I state this as provocatively as I can to challenge a response. Perhaps this
vision is merely what beMls a man of 73, in any age of the world. Convince
me of that and I shall feel more cheerful.

My own reaction was perhaps the one most suitable to my age; I began to look backwards rather than forwards. I had been trained rigorously in an archaic tradition, one now so dead that it is hard to persuade the new generation that it was once the steel framework, the spinal column of European civilization. My own recollection is that I began Latin at the age of seven, Greek at the age of nine, that science and mathematics ceased at the age of fifteen, and that this strange education brought me success, security and an assured career by the age of twenty-two. The things that I was taught to do now astound me. Not that I did them well — to write Latin and Greek prose and poetry is a thing that no-one now can do well, but we did it, often against the grain, in that we knew that we should never be very good poets, even in our own language.

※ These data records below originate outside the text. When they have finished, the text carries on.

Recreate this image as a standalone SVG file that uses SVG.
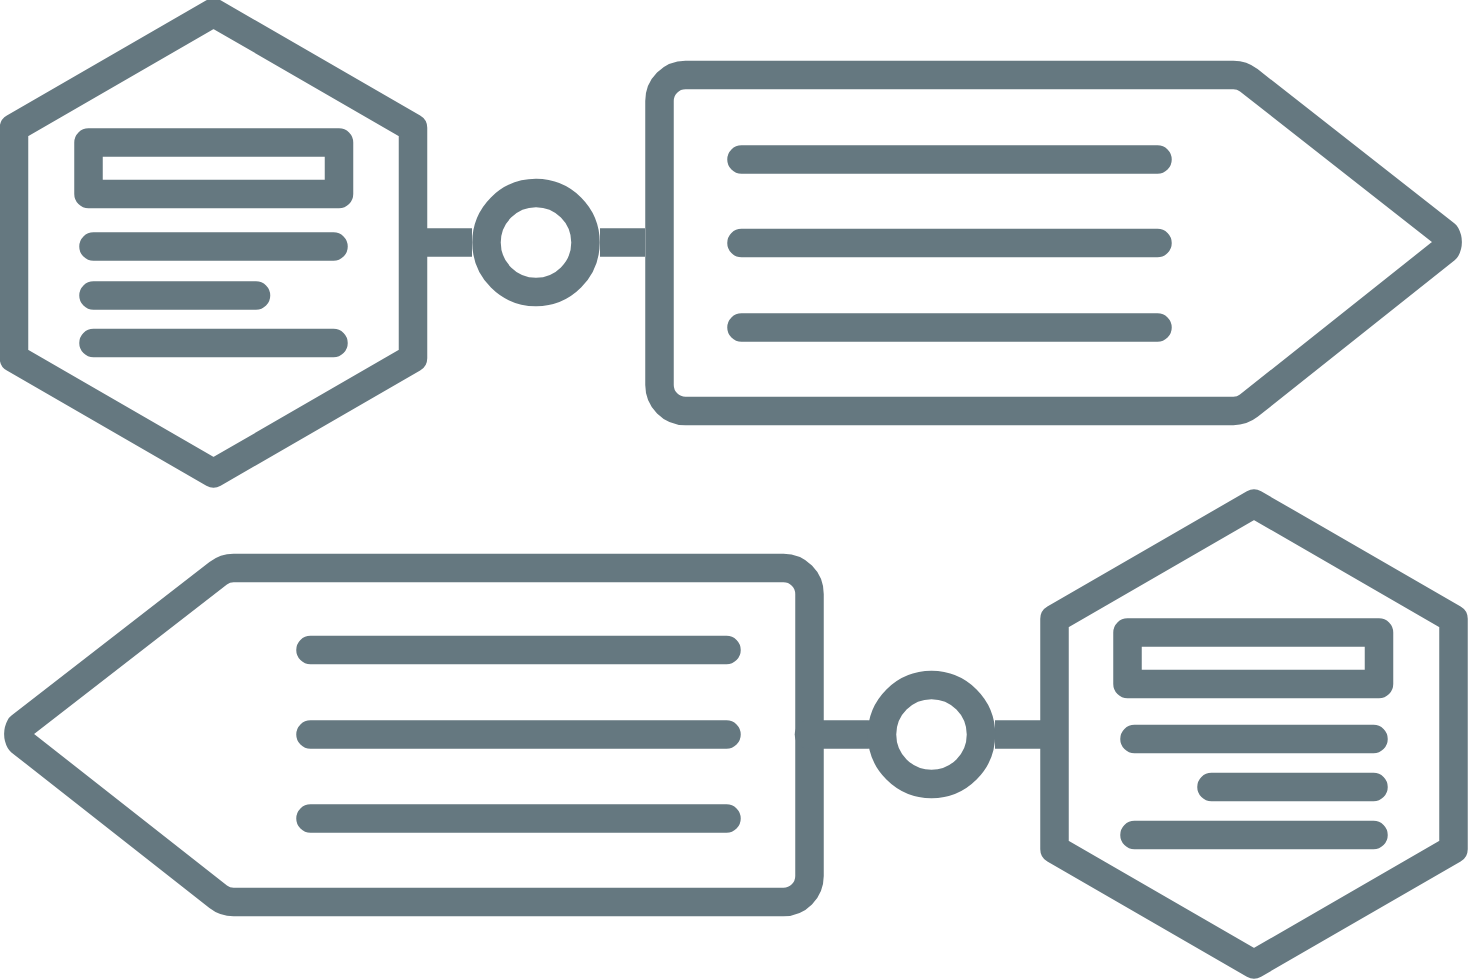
<svg xmlns="http://www.w3.org/2000/svg" width="1468" height="980" viewBox="0 0 1468 980">
<style>
.s{fill:#fff;stroke:#657880;stroke-width:28.5;stroke-linejoin:round}
.b{fill:none;stroke:#657880;stroke-width:28.5;stroke-linejoin:round}
.l{fill:none;stroke:#657880;stroke-width:28.5;stroke-linecap:round}
.c{fill:none;stroke:#657880;stroke-width:28.5;stroke-linecap:butt}
</style>
<rect width="1468" height="980" fill="#fff"/>
<g id="hex-top-left">
<polygon class="s" points="213.5,12.6 413,127.8 413,358.2 213.5,473.4 14,358.2 14,127.8"/>
<rect class="b" x="88.5" y="142.5" width="250.5" height="51.5"/>
<path class="l" d="M93.5 246.5H333.5M93.5 295.5H256M93.5 343H333.5"/>
</g>
<g id="tag-top-right">
<path class="s" d="M685.5 75H1233.4A25 25 0 0 1 1248.8 80.3L1445.8 234.8A15 15 0 0 1 1445.8 249.2L1248.8 405.7A25 25 0 0 1 1233.4 411H685.5A26 26 0 0 1 659.5 385V101A26 26 0 0 1 685.5 75Z"/>
<path class="l" d="M741.5 159.5H1157.5M741.5 243H1157.5M741.5 327.5H1157.5"/>
</g>
<g id="tag-bottom-left">
<path class="s" d="M233.6 568H783.5A26 26 0 0 1 809.5 594V876A26 26 0 0 1 783.5 902H233.6A25 25 0 0 1 218.2 896.7L20.2 741.2A15 15 0 0 1 20.2 726.8L218.2 573.3A25 25 0 0 1 233.6 568Z"/>
<path class="l" d="M310.5 650H726.5M310.5 734.5H726.5M310.5 818.5H726.5"/>
</g>
<g id="hex-bottom-right">
<polygon class="s" points="1254,503.6 1453.5,618.8 1453.5,849.2 1254,964.4 1054.5,849.2 1054.5,618.8"/>
<rect class="b" x="1127.5" y="632.5" width="251.5" height="51.5"/>
<path class="l" d="M1134.5 739H1373.5M1211.5 787H1373.5M1134.5 835H1373.5"/>
</g>
<g id="connectors">
<path class="c" d="M427 242.5H472M600 242.5H645"/>
<path class="l" d="M809 734.5H868"/>
<path class="c" d="M995 734.5H1041"/>
<circle class="s" cx="536" cy="242.5" r="49.5"/>
<circle class="s" cx="931.5" cy="734.5" r="49.5"/>
</g>
</svg>
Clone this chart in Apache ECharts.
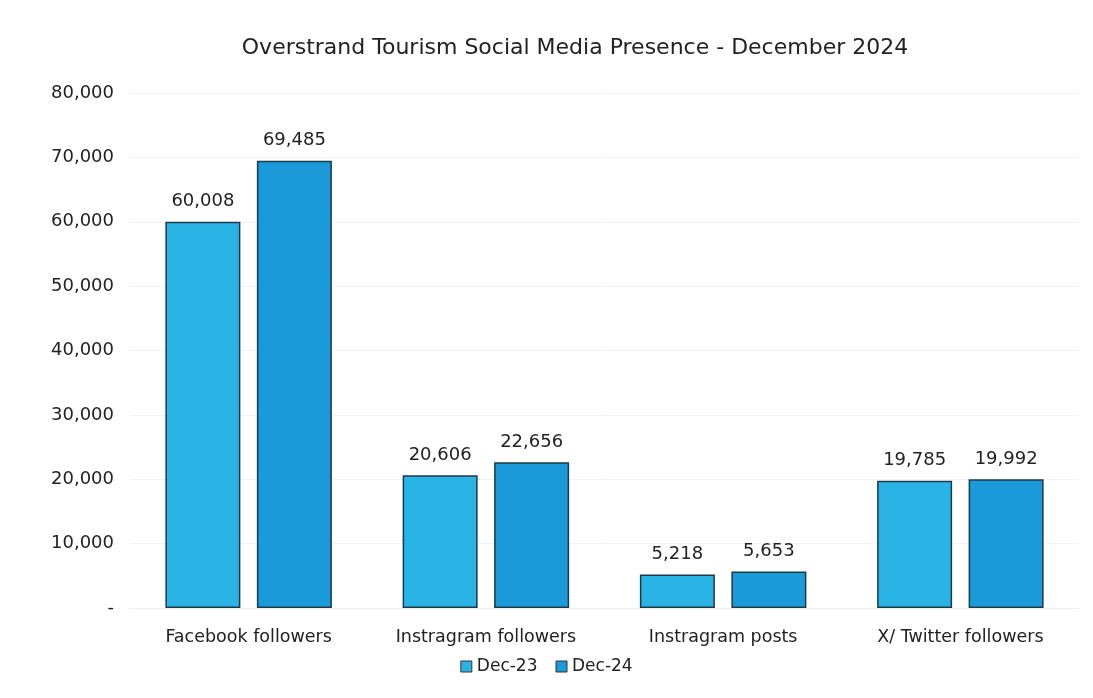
<!DOCTYPE html>
<html><head><meta charset="utf-8">
<script src="https://cdn.jsdelivr.net/npm/echarts@6/dist/echarts.min.js"></script>
<style>html,body{margin:0;padding:0;background:#fff}#c{width:1093px;height:698px}</style>
</head><body><div id="c"></div>
<script>
const categories = ['Facebook followers', 'Instragram followers', 'Instragram posts', 'X/ Twitter followers'];
const seriesNames = ['Dec-23', 'Dec-24'];
const dec23 = [60008, 20606, 5218, 19785];
const dec24 = [69485, 22656, 5653, 19992];
const colors = ['#2ab4e6', '#1a9ad8'];
const font = '"DejaVu Sans", Lato, sans-serif';
const chart = echarts.init(document.getElementById('c'));
const fmt = v => v === 0 ? '-' : v.toLocaleString('en-US');
chart.setOption({
  textStyle: {fontFamily: font},
  title: {text: 'Overstrand Tourism Social Media Presence - December 2024', left: 570, top: 32, textAlign: 'center',
    textStyle: {fontFamily: font, fontSize: 22, fontWeight: 'normal', color: '#222'}},
  legend: {bottom: 18, left: 'center', itemWidth: 11, itemHeight: 11, itemGap: 18,
    textStyle: {fontFamily: font, fontSize: 17, color: '#222'}, icon: 'rect',
    itemStyle: {borderColor: '#333', borderWidth: 1}},
  grid: {left: 130, right: 14, top: 93, bottom: 90},
  xAxis: {type: 'category', data: categories, axisTick: {show: false},
    axisLine: {lineStyle: {color: '#eee'}},
    axisLabel: {interval: 0, hideOverlap: false, fontFamily: font, fontSize: 17.5, color: '#222', margin: 20}},
  yAxis: {type: 'value', min: 0, max: 80000, interval: 10000,
    axisLabel: {formatter: fmt, fontFamily: font, fontSize: 18, color: '#222', margin: 16},
    splitLine: {lineStyle: {color: '#f3f3f3'}}},
  series: [dec23, dec24].map((d, i) => ({
    name: seriesNames[i], type: 'bar', data: d, barWidth: 75, barGap: '22%',
    itemStyle: {color: colors[i], borderColor: '#1d3a48', borderWidth: 1.5},
    label: {show: true, position: 'top', distance: 11, formatter: p => fmt(p.value),
      fontFamily: font, fontSize: 18, color: '#222'}
  }))
});
</script></body></html>
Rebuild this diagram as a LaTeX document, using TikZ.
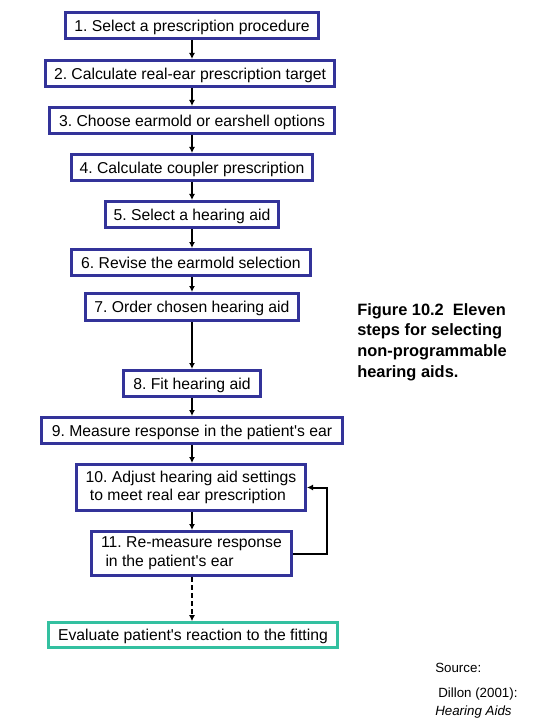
\documentclass[tikz,border=0pt]{standalone}
\usepackage{fontspec}
\setmainfont{Liberation Sans}
\usetikzlibrary{arrows.meta}
\definecolor{boxblue}{RGB}{51,51,153}
\definecolor{evalteal}{RGB}{51,192,160}
\tikzset{
  stepbox/.style={draw=boxblue, line width=2.25pt, fill=white, inner sep=0pt,
    minimum height=19.5pt, font=\fontsize{11.8pt}{14pt}\selectfont, align=center},
  onebox/.style={stepbox, text height=10pt, text depth=1.5pt},
  evalbox/.style={onebox, draw=evalteal, line width=2pt, minimum height=18.75pt},
  flow/.style={line width=1.5pt, -{Latex[length=4.5pt,width=4.5pt]}},
  dflow/.style={flow, dash pattern=on 3.5pt off 2.5pt},
  captext/.style={inner sep=0pt, align=left, font=\bfseries\fontsize{12.3pt}{15.5pt}\selectfont},
  srctext/.style={inner sep=0pt, anchor=base west, font=\fontsize{10pt}{12pt}\selectfont}
}
\begin{document}
\frenchspacing
\begin{tikzpicture}[x=0.75pt,y=-0.75pt]
\useasboundingbox (0,0) rectangle (540,720);
\node[onebox, minimum width=189.75pt] (b1) at (192,25.5) {1. Select a prescription procedure};
\node[onebox, minimum width=216.75pt] (b2) at (190,73.5) {2. Calculate real-ear prescription target};
\node[onebox, minimum width=213.75pt] (b3) at (192,120.5) {3. Choose earmold or earshell options};
\node[onebox, minimum width=180.75pt] (b4) at (192,167.5) {4. Calculate coupler prescription};
\node[onebox, minimum width=129.75pt] (b5) at (192,214.5) {5. Select a hearing aid};
\node[onebox, minimum width=179.25pt] (b6) at (191,262.5) {6. Revise the earmold selection};
\node[onebox, minimum width=159.75pt, minimum height=20.25pt] (b7) at (192,307) {7. Order chosen hearing aid};
\node[onebox, minimum width=102.75pt] (b8) at (192,383.5) {8. Fit hearing aid};
\node[onebox, minimum width=225.75pt] (b9) at (192,430.5) {9. Measure response in the patient\textquotesingle s ear};
\node[stepbox, minimum width=171.75pt, minimum height=34.5pt, align=left] (b10) at (191,487.5) {10. Adjust hearing aid settings\\\ to meet real ear prescription};
\node[stepbox, minimum width=150pt, minimum height=33pt, align=left] (b11) at (191.5,553.5) {11. Re-measure response\\\ in the patient\textquotesingle s ear};
\node[evalbox, minimum width=216.75pt] (ev) at (193,635) {Evaluate patient\textquotesingle s reaction to the fitting};

\draw[flow] (b1.south -| 192,0) -- (b2.north -| 192,0);
\draw[flow] (b2.south -| 192,0) -- (b3.north -| 192,0);
\draw[flow] (b3.south -| 192,0) -- (b4.north -| 192,0);
\draw[flow] (b4.south -| 192,0) -- (b5.north -| 192,0);
\draw[flow] (b5.south -| 192,0) -- (b6.north -| 192,0);
\draw[flow] (b6.south -| 192,0) -- (b7.north -| 192,0);
\draw[flow] (b7.south -| 192,0) -- (b8.north -| 192,0);
\draw[flow] (b8.south -| 192,0) -- (b9.north -| 192,0);
\draw[flow] (b9.south -| 192,0) -- (b10.north -| 192,0);
\draw[flow] (b10.south -| 192,0) -- (b11.north -| 192,0);
\draw[dflow] (b11.south -| 192,0) -- (ev.north -| 192,0);
\draw[flow] (b11.east) -- ++(33.5,0) |- (b10.east);

\node[captext, anchor=north west] (cap) at (357,303) {Figure 10.2\ \ Eleven\\steps for selecting\\non-programmable\\hearing aids.};

\node[srctext] (s1) at (435,672) {Source:};
\node[srctext] (s2) at (438,697) {Dillon (2001):};
\node[srctext, font=\itshape\fontsize{10pt}{12pt}\selectfont] (s3) at (435,715) {Hearing Aids};
\end{tikzpicture}
\end{document}
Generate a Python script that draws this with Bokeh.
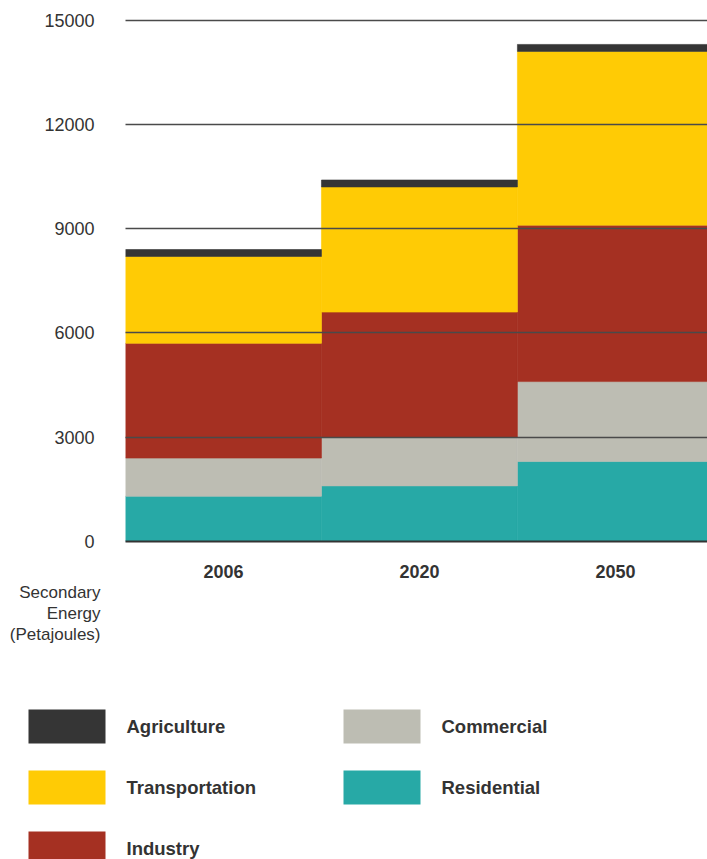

This system of education was valueless, even pernicious, in terms of language study (which I now regard as the queen of the social sciences), in that it was built axiomatically on Indo-European grammar, and above all on the concept of correctness. It was taken to be axiomatic that to be well-educated was to speak and write a language 'correctly', and that to be 'correct' was to obey authority. It was a very long time before I realised that this conception of grammar was at heart social and political, and that creative change depended on continual slight divergencies from orthodoxy. Imagination in the creation and use of language is both collective and gradual; enforced revolution in the life of language is not impossible, but it is a very rare limiting condition. 'Though language is in general ownership, its employment is always particular'.8 And so in politics, perhaps.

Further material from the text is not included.